[Given records]

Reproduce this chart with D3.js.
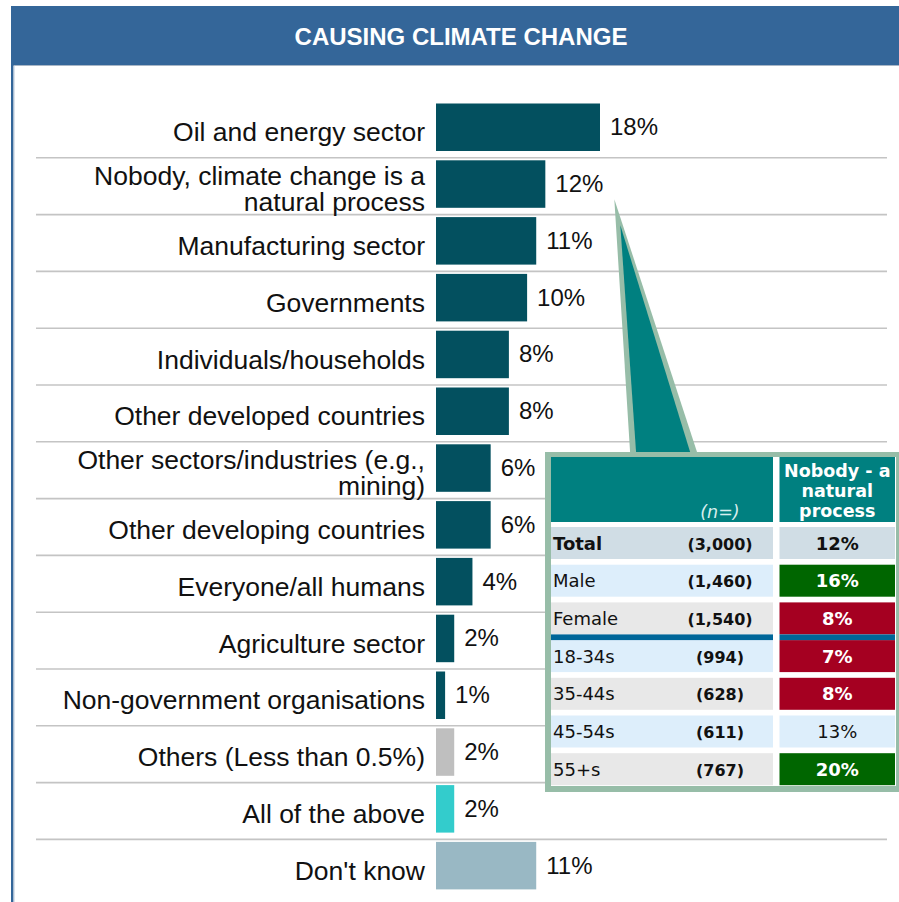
==
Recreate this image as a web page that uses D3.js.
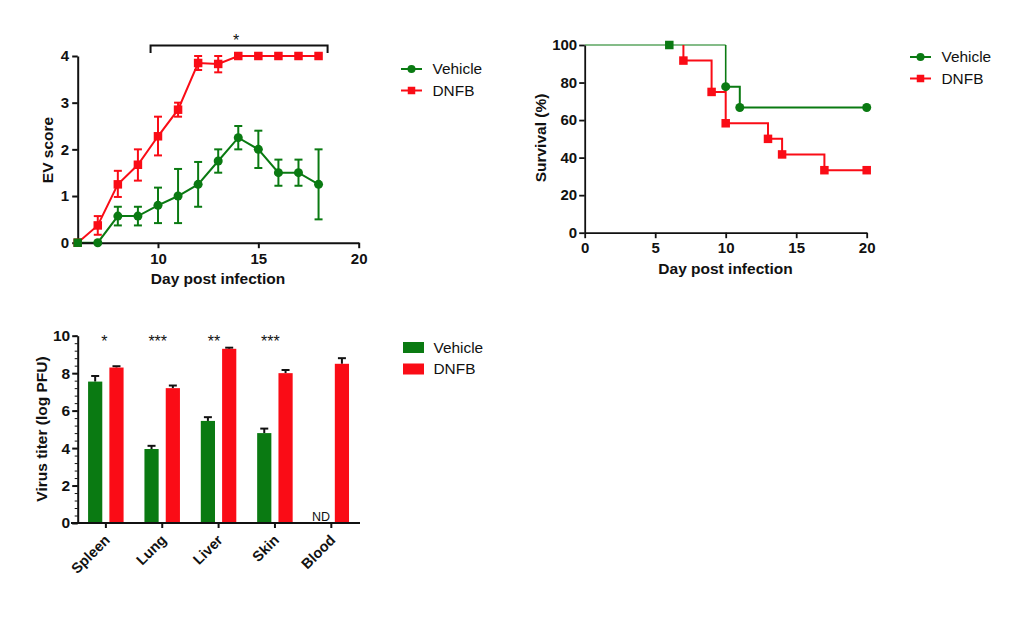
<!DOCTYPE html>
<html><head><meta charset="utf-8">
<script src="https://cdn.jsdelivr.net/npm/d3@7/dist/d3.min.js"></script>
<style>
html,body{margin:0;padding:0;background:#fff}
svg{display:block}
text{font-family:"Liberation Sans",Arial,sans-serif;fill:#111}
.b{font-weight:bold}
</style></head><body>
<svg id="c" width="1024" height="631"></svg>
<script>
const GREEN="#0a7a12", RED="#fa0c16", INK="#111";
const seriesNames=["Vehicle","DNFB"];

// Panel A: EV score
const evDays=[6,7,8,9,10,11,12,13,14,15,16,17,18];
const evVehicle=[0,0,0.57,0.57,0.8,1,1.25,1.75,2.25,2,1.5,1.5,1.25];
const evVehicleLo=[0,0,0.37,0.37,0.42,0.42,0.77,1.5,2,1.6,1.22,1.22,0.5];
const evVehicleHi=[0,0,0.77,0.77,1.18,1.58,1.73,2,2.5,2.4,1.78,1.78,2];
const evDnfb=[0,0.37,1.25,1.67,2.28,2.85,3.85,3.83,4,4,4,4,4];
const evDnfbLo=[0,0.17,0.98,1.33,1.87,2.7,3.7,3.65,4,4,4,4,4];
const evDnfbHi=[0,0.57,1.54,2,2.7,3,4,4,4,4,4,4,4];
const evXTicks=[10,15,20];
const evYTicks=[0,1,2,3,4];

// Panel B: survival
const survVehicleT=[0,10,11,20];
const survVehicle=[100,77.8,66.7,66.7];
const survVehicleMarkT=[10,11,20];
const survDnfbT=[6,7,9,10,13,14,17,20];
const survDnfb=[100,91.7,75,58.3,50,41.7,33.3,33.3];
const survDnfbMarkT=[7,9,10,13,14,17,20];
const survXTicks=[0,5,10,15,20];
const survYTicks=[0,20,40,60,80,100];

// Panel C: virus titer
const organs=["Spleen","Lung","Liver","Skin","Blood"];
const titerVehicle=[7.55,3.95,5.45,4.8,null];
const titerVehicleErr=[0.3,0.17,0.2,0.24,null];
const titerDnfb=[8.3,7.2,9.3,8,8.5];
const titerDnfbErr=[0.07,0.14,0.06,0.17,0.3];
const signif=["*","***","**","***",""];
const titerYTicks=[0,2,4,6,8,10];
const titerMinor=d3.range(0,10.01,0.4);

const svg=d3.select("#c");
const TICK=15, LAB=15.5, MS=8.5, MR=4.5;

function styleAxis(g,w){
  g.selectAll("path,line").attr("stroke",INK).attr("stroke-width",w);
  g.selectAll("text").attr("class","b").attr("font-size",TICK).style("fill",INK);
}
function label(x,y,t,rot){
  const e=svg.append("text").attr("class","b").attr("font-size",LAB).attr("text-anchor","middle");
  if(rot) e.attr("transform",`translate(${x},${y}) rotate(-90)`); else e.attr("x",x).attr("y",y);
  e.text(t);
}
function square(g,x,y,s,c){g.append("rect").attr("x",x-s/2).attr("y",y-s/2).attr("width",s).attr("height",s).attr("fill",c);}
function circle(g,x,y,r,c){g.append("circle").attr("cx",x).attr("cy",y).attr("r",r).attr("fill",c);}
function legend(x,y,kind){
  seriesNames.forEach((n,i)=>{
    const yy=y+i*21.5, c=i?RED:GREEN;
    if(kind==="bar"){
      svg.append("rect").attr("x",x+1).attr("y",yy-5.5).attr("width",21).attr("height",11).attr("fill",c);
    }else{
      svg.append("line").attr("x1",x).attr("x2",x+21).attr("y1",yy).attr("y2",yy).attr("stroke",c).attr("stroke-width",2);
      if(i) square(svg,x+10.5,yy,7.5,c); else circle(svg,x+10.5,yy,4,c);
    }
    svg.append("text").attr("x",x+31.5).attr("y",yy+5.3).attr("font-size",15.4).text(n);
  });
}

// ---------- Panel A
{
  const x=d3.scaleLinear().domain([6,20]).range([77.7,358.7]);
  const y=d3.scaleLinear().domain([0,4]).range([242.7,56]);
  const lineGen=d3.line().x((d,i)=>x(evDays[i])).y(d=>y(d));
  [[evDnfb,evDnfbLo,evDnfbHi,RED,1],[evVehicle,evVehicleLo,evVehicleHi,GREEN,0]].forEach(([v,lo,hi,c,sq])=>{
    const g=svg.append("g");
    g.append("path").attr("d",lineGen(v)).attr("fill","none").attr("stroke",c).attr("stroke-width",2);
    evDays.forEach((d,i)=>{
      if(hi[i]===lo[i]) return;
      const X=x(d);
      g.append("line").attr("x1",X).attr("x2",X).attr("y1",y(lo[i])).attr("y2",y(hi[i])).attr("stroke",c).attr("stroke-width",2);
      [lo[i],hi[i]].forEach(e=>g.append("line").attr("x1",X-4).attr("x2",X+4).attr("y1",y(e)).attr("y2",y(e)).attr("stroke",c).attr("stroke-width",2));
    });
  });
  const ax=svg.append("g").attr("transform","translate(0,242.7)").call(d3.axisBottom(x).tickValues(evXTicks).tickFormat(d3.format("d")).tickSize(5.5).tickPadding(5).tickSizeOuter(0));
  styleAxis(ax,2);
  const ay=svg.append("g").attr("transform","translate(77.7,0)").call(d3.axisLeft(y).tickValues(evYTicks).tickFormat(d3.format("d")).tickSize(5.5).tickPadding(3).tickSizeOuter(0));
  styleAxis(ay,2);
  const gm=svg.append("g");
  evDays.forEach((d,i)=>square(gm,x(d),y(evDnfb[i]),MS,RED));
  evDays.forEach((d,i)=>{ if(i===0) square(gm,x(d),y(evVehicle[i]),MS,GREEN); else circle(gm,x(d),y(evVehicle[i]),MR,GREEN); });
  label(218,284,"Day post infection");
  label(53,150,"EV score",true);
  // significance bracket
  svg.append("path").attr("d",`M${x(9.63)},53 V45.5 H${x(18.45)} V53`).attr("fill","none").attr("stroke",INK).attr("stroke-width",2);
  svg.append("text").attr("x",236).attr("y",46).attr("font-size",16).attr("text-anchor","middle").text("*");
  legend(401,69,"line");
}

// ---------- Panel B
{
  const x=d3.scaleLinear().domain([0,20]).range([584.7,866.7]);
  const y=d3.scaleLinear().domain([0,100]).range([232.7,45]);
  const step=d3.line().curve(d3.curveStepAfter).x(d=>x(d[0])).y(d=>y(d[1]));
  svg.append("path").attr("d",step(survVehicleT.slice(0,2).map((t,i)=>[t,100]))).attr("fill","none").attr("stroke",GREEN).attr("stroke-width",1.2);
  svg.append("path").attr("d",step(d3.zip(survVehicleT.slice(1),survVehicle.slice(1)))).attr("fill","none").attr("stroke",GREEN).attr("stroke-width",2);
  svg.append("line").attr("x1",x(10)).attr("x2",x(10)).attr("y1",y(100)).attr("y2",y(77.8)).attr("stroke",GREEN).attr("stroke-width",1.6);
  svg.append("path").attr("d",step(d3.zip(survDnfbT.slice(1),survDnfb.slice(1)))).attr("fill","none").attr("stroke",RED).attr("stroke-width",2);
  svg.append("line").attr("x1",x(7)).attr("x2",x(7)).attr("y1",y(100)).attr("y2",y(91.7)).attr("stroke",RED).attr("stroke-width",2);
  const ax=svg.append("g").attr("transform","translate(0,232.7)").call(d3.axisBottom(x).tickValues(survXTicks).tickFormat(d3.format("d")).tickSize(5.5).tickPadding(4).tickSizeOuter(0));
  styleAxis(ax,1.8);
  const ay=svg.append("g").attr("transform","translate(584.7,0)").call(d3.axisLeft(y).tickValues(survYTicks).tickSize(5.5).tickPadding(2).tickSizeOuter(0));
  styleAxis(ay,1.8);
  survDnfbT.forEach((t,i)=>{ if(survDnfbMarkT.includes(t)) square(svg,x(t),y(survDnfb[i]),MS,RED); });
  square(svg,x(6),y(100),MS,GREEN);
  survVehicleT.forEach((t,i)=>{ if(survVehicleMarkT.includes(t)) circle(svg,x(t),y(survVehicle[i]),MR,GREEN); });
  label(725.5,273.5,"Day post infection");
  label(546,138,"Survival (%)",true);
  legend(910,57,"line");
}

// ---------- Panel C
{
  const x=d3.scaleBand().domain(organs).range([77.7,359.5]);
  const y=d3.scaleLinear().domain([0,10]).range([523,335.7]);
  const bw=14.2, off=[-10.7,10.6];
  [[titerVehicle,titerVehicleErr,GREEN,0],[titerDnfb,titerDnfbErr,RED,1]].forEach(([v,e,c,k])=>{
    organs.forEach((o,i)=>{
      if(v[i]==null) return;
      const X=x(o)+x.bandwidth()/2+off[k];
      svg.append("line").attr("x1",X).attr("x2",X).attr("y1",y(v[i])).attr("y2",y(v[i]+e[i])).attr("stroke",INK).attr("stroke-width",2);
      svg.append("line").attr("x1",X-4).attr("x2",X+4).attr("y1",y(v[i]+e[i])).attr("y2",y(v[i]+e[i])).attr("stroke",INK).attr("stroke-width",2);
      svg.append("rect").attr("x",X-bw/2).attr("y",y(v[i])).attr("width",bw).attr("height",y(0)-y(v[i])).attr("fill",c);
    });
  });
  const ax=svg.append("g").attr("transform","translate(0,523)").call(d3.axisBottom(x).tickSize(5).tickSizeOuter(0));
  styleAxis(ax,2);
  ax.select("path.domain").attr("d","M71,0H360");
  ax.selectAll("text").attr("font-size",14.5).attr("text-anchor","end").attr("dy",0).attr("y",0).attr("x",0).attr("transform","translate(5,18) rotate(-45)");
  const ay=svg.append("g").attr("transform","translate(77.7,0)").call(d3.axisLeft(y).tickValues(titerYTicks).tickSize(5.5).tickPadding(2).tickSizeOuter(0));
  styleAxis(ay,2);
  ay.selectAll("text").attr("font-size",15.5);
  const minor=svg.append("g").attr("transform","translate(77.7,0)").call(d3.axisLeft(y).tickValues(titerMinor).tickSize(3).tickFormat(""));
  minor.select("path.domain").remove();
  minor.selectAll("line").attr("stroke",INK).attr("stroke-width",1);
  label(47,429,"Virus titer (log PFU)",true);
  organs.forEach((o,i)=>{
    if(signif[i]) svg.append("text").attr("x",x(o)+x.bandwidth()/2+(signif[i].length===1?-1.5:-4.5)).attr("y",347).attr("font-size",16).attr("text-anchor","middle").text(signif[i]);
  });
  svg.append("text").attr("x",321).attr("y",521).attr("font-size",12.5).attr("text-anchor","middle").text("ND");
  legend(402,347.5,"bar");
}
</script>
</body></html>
==
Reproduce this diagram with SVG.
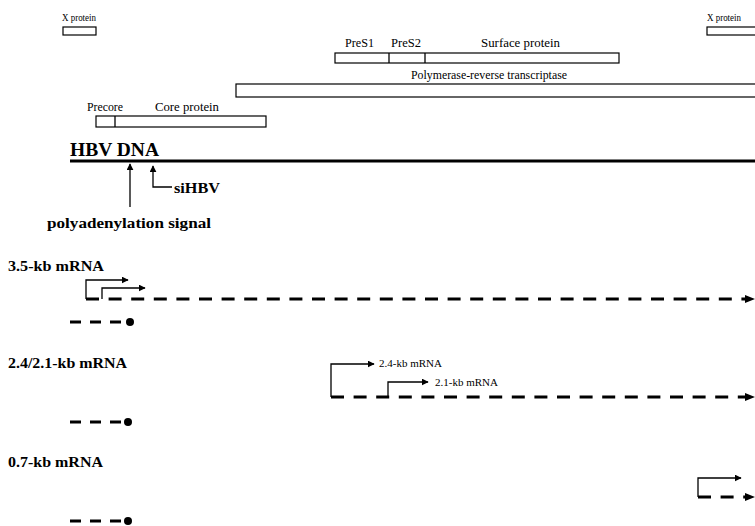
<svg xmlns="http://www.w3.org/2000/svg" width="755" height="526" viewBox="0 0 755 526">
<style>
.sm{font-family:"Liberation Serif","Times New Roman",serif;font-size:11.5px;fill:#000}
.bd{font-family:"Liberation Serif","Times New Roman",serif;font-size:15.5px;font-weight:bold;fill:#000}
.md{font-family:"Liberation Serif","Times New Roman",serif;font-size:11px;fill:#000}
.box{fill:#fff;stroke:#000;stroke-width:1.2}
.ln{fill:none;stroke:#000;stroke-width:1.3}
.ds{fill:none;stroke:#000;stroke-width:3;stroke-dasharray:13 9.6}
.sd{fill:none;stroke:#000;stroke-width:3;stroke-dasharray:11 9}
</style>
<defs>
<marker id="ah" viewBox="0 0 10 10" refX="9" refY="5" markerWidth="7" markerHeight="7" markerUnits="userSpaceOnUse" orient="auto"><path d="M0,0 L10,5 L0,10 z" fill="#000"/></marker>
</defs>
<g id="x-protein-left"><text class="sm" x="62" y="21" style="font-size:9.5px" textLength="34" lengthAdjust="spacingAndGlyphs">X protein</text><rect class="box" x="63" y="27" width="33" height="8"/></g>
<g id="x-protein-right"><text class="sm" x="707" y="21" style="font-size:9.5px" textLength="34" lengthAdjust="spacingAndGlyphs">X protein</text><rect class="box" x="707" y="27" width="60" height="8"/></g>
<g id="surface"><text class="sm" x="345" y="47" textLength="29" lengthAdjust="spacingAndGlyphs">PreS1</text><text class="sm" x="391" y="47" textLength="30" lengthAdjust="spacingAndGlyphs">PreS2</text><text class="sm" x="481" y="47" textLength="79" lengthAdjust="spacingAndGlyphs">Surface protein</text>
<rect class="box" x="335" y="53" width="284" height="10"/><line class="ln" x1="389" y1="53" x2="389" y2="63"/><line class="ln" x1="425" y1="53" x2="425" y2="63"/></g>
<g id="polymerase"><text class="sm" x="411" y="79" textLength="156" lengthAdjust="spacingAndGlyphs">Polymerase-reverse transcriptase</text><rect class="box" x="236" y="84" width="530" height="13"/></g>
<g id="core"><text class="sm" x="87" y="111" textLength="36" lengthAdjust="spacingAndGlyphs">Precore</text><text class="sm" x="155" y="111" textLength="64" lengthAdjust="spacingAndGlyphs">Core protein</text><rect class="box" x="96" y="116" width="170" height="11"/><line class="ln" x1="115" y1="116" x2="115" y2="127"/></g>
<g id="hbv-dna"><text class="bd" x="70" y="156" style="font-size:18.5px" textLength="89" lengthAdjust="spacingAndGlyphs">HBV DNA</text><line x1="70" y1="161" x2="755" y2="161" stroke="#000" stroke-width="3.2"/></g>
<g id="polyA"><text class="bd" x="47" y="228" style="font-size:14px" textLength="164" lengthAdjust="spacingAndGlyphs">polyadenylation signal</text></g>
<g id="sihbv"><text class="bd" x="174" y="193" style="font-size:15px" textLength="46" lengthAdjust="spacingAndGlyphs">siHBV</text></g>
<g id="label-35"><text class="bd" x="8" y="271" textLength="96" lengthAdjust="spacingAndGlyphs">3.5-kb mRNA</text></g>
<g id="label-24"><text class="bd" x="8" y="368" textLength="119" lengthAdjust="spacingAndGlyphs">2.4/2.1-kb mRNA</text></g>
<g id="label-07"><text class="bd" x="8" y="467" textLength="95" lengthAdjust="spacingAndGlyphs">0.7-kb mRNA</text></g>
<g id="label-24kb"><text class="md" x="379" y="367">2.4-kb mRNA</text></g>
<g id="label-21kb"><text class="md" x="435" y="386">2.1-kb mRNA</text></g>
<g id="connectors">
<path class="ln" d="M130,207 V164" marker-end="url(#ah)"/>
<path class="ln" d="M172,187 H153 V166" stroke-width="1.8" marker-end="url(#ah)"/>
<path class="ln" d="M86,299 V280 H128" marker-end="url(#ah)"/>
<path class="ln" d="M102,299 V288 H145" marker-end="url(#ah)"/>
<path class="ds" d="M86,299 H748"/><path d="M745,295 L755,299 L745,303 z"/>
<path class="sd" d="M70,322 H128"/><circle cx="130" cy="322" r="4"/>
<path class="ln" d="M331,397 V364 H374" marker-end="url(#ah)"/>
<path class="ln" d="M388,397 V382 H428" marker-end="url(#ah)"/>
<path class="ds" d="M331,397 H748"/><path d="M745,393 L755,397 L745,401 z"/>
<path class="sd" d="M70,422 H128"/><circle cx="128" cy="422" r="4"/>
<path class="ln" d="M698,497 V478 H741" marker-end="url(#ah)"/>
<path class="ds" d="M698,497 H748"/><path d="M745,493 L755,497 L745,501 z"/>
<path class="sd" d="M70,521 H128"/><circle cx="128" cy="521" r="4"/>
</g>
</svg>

[Task requirements]
Point out every line holding the string "with" and copy it.

[Result]
Reproduce this chart with D3.js.
Reproduce this diagram with SVG.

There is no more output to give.